By Order of the Board Paradise Entertainment Limited Stella Ho Company Secretary

Hong Kong, 7 December 2010

Head Office and Principal Place of Business:

Unit C 19th Floor Entertainment Building 30 Queen’s Road Central Hong Kong

Registered Office: Clarendon House 2 Church Street Hamilton HM 11 Bermuda

Notes:

  • (1) In the case of joint holders of any share, any one of such persons may vote at the said meeting, either personally or by proxy, in respect of such share as if he was solely entitled thereto, but if more than one of such joint holders is present at the said meeting, personally or by proxy, that one of the said persons so present whose name stands first on the register of members in respect of such share shall alone be entitled to vote in respect thereof.
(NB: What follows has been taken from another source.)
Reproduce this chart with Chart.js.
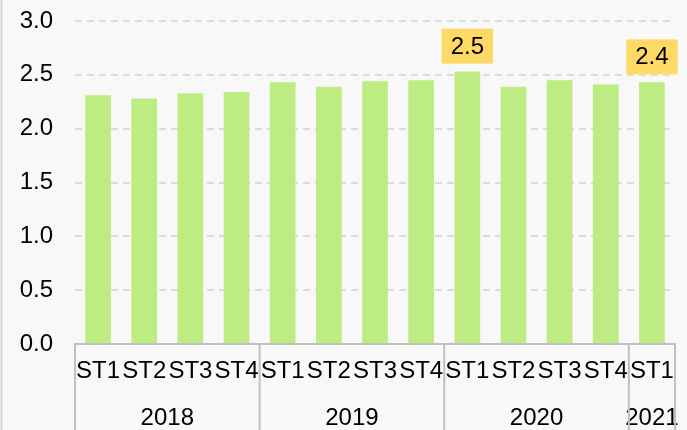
<!DOCTYPE html>
<html>
<head>
<meta charset="utf-8">
<script src="https://cdn.jsdelivr.net/npm/chart.js@4/dist/chart.umd.min.js"></script>
<style>
  html, body { margin: 0; padding: 0; background: #f8f8f8; }
  #wrap { width: 687px; height: 430px; position: relative; }
</style>
</head>
<body>
<div id="wrap"><canvas id="c" width="687" height="430"></canvas></div>
<script>
// ---- data ----
const categories = ['ST1','ST2','ST3','ST4','ST1','ST2','ST3','ST4','ST1','ST2','ST3','ST4','ST1'];
const years = ['2018','2019','2020','2021'];
const yearSizes = [4, 4, 4, 1];
const values = [2.31, 2.28, 2.33, 2.34, 2.43, 2.39, 2.44, 2.45, 2.53, 2.39, 2.45, 2.41, 2.43];
const labeledIndices = [8, 12];
const yTicks = [0, 0.5, 1.0, 1.5, 2.0, 2.5, 3.0];

const FONT = "'Liberation Sans', Arial, sans-serif";
const AXIS_GRAY = '#c0c0c0';

const bgPlugin = {
  id: 'bg',
  beforeDraw(chart) {
    const ctx = chart.ctx;
    ctx.save();
    ctx.fillStyle = '#f8f8f8';
    ctx.fillRect(0, 0, chart.width, chart.height);
    ctx.strokeStyle = '#d6d6d6';
    ctx.lineWidth = 2;
    ctx.beginPath();
    ctx.moveTo(1.5, 0);
    ctx.lineTo(1.5, chart.height);
    ctx.stroke();
    ctx.restore();
  }
};

const groupPlugin = {
  id: 'groups',
  afterDraw(chart) {
    const ctx = chart.ctx;
    const xs = chart.scales.x;
    const bottom = chart.chartArea.bottom;
    const step = xs.getPixelForValue(1) - xs.getPixelForValue(0);
    ctx.save();
    ctx.strokeStyle = AXIS_GRAY;
    ctx.lineWidth = 2;
    let start = 0;
    const bounds = [xs.getPixelForValue(0) - step / 2];
    years.forEach((yr, i) => {
      const end = start + yearSizes[i];
      const left = xs.getPixelForValue(start) - step / 2;
      const right = xs.getPixelForValue(end - 1) + step / 2;
      bounds.push(right);
      ctx.fillStyle = '#000';
      ctx.font = '24px ' + FONT;
      ctx.textAlign = 'center';
      ctx.textBaseline = 'middle';
      ctx.fillText(yr, (left + right) / 2, bottom + 74);
      start = end;
    });
    bounds.forEach(b => {
      ctx.beginPath();
      ctx.moveTo(b, bottom);
      ctx.lineTo(b, chart.height);
      ctx.stroke();
    });
    // data labels
    const meta = chart.getDatasetMeta(0);
    ctx.font = '24px ' + FONT;
    labeledIndices.forEach(i => {
      const bar = meta.data[i];
      const txt = values[i].toFixed(1);
      const w = ctx.measureText(txt).width + 18;
      const h = 35;
      const bx = bar.x - w / 2;
      const by = bar.y - 8 - h;
      ctx.fillStyle = '#ffd966';
      ctx.fillRect(bx, by, w, h);
      ctx.fillStyle = '#000';
      ctx.textAlign = 'center';
      ctx.textBaseline = 'middle';
      ctx.fillText(txt, bar.x, by + h / 2 + 1);
    });
    ctx.restore();
  }
};

new Chart(document.getElementById('c'), {
  type: 'bar',
  data: {
    labels: categories,
    datasets: [{
      data: values,
      backgroundColor: '#bdec82',
      borderWidth: 0,
      barPercentage: 0.557,
      categoryPercentage: 1.0
    }]
  },
  options: {
    responsive: false,
    animation: false,
    devicePixelRatio: 1,
    layout: { padding: { top: 21, right: 12, left: 0, bottom: 0 } },
    plugins: { legend: { display: false }, tooltip: { enabled: false } },
    scales: {
      x: {
        afterFit(scale) {
          scale.height = 86;
          scale.paddingLeft = 0; scale.paddingRight = 0;
        },
        grid: { display: false, drawTicks: false },
        border: { display: true, color: AXIS_GRAY, width: 2 },
        ticks: {
          autoSkip: false, maxRotation: 0, minRotation: 0,
          padding: 13, color: '#000',
          font: { size: 24, family: FONT }
        }
      },
      y: {
        min: 0, max: 3,
        afterFit(scale) {
          scale.width = 75;
          scale.paddingTop = 0; scale.paddingBottom = 0;
        },
        afterBuildTicks(scale) { scale.ticks = yTicks.map(v => ({ value: v })); },
        grid: { color: '#dcdcdc', lineWidth: 2, drawTicks: false },
        border: { display: false, dash: [7, 5] },
        ticks: {
          padding: 22, color: '#000',
          font: { size: 24, family: FONT },
          callback: v => Number(v).toFixed(1)
        }
      }
    }
  },
  plugins: [bgPlugin, groupPlugin]
});
</script>
</body>
</html>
  • (2) A shareholder entitled to attend and vote at the meeting may appoint one or more than one proxy to attend and to vote instead of him. A proxy need not be a shareholder of the Company. The instrument appointing a proxy shall be in writing under the hand of the appointor or of his/her attorney duly authorized in writing or, if the appointor is a corporation, either under its seal or under the hand of an officer, attorney or other person authorized to sign the same.
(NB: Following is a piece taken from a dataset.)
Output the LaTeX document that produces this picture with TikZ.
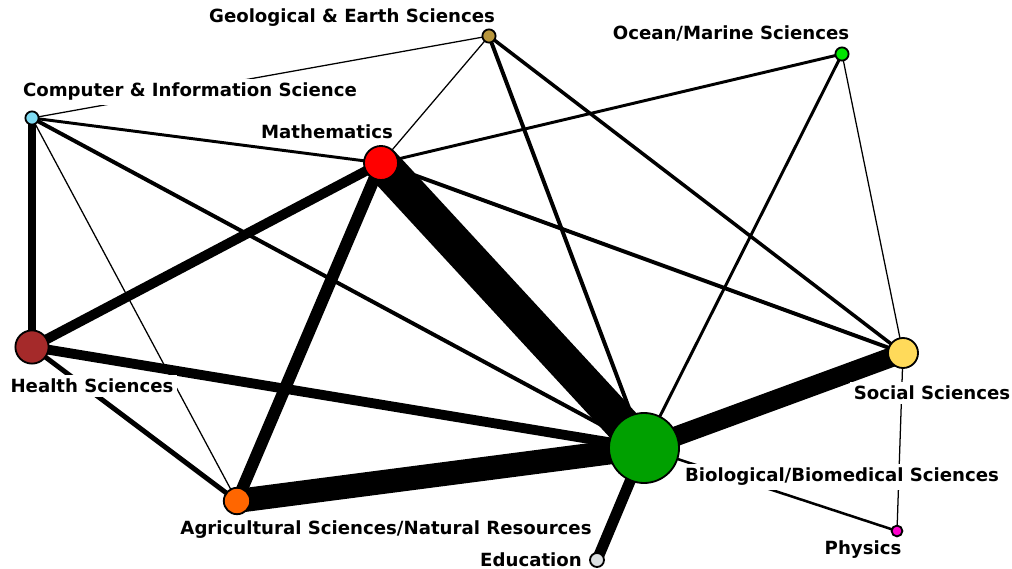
\documentclass[tikz,border=0pt]{standalone}
\usepackage{fontspec}
\setmainfont{DejaVu Sans}
\usepackage{xcolor}
\usepackage{tikz}
\pgfdeclarelayer{bg}
\pgfsetlayers{bg,main}
\definecolor{geocol}{HTML}{B8963C}
\definecolor{oceancol}{HTML}{00E600}
\definecolor{compcol}{HTML}{7FDBF2}
\definecolor{mathcol}{HTML}{FF0000}
\definecolor{healthcol}{HTML}{A52A2A}
\definecolor{socialcol}{HTML}{FFDA5A}
\definecolor{biocol}{HTML}{00A000}
\definecolor{agricol}{HTML}{FF6600}
\definecolor{educol}{HTML}{DCE0E2}
\definecolor{physcol}{HTML}{FF00CC}

\begin{document}
\begin{tikzpicture}[x=0.025cm, y=-0.025cm,
  field/.style={circle, draw=black, line width=1.3pt, inner sep=0pt},
  fieldlabel/.style={fill=white, inner xsep=2.5pt, inner ysep=3pt, anchor=base, font=\fontsize{12.9}{15}\selectfont\bfseries},
  link/.style={draw=black}]
  \useasboundingbox (0,0) rectangle (1012,569);
  % labels
  \node[fieldlabel] (geolab) at (352,23) {Geological \& Earth Sciences};
  \node[fieldlabel] (oceanlab) at (731,40) {Ocean/Marine Sciences};
  \node[fieldlabel] (complab) at (190,97) {Computer \& Information Science};
  \node[fieldlabel] (mathlab) at (327,139) {Mathematics};
  \node[fieldlabel] (healthlab) at (92,393) {Health Sciences};
  \node[fieldlabel] (sociallab) at (932,400) {Social Sciences};
  \node[fieldlabel] (biolab) at (842,482) {Biological/Biomedical Sciences};
  \node[fieldlabel] (agrilab) at (386,534) {Agricultural Sciences/Natural Resources};
  \node[fieldlabel] (edulab) at (531,566) {Education};
  \node[fieldlabel] (physlab) at (863,554) {Physics};
  % fields
  \node[field, fill=geocol, minimum size=0.33cm] (geo) at (489,36) {};
  \node[field, fill=oceancol, minimum size=0.33cm] (ocean) at (842,54) {};
  \node[field, fill=compcol, minimum size=0.33cm] (comp) at (32,118) {};
  \node[field, fill=mathcol, minimum size=0.85cm] (math) at (381,163) {};
  \node[field, fill=healthcol, minimum size=0.83cm] (health) at (32,347) {};
  \node[field, fill=socialcol, minimum size=0.75cm] (social) at (903,353) {};
  \node[field, fill=biocol, minimum size=1.75cm] (bio) at (644,448) {};
  \node[field, fill=agricol, minimum size=0.66cm] (agri) at (237,501) {};
  \node[field, fill=educol, minimum size=0.35cm] (edu) at (597,560) {};
  \node[field, fill=physcol, minimum size=0.27cm] (phys) at (897,531) {};
  % links
  \begin{pgfonlayer}{bg}
    \draw[link, line width=25.6pt] (math.center) -- (bio.center);
    \draw[link, line width=17pt] (agri.center) -- (bio.center);
    \draw[link, line width=14pt] (social.center) -- (bio.center);
    \draw[link, line width=8.5pt] (math.center) -- (agri.center);
    \draw[link, line width=7pt] (math.center) -- (health.center);
    \draw[link, line width=7pt] (health.center) -- (bio.center);
    \draw[link, line width=7.8pt] (bio.center) -- (edu.center);
    \draw[link, line width=5pt] (health.center) -- (comp.center);
    \draw[link, line width=3.5pt] (health.center) -- (agri.center);
    \draw[link, line width=2.8pt] (math.center) -- (social.center);
    \draw[link, line width=2.8pt] (comp.center) -- (bio.center);
    \draw[link, line width=2.8pt] (geo.center) -- (bio.center);
    \draw[link, line width=2.5pt] (geo.center) -- (social.center);
    \draw[link, line width=2.1pt] (comp.center) -- (math.center);
    \draw[link, line width=2.1pt] (ocean.center) -- (math.center);
    \draw[link, line width=2.1pt] (ocean.center) -- (bio.center);
    \draw[link, line width=1.8pt] (bio.center) -- (phys.center);
    \draw[link, line width=0.9pt] (geo.center) -- (math.center);
    \draw[link, line width=0.9pt] (geo.center) -- (comp.center);
    \draw[link, line width=0.9pt] (comp.center) -- (agri.center);
    \draw[link, line width=0.9pt] (ocean.center) -- (social.center);
    \draw[link, line width=0.9pt] (social.center) -- (phys.center);
  \end{pgfonlayer}
\end{tikzpicture}
\end{document}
  • (3) In order to be valid, the form of proxy together with the power of attorney or other authority (if any) under which it is signed or a notarially certified copy of that power or authority, must be deposited at the branch share registrars of the Company in Hong Kong, Tricor Secretaries Limited at 26th Floor, Tesbury Centre, 28 Queen’s Road East, Wanchai, Hong Kong not less than 48 hours before the time appointed for holding the meeting. Completion and return of a form or proxy will not preclude the shareholders from attending and voting in person should they so desire.

– 20 –

NOTICE OF SPECIAL GENERAL MEETING

  • (4) A form of proxy for use at the meeting is enclosed with the circular of the Company despatched to the shareholders of the Company on 7 December 2010.

  • (5) If a “black” rainstorm warning signal or a tropical cyclone warning signal number 8 or above is in force in Hong Kong at any time between 9:00 a.m. and 12:00 noon on Thursday, 23 December 2010, the SGM will not be held on that day. An announcement will be made in such event.

As at the date of this notice, the executive directors of the Company are Mr. Jay Chun (Chairman and Managing Director), Mr. Shan Shiyong, alias, Sin Sai Yung and Mr. Hu Liming, and the independent non-executive directors of the Company are Mr. Frank Hu, Mr. Li John Zongyang and Mr. Kuan Hin Meng.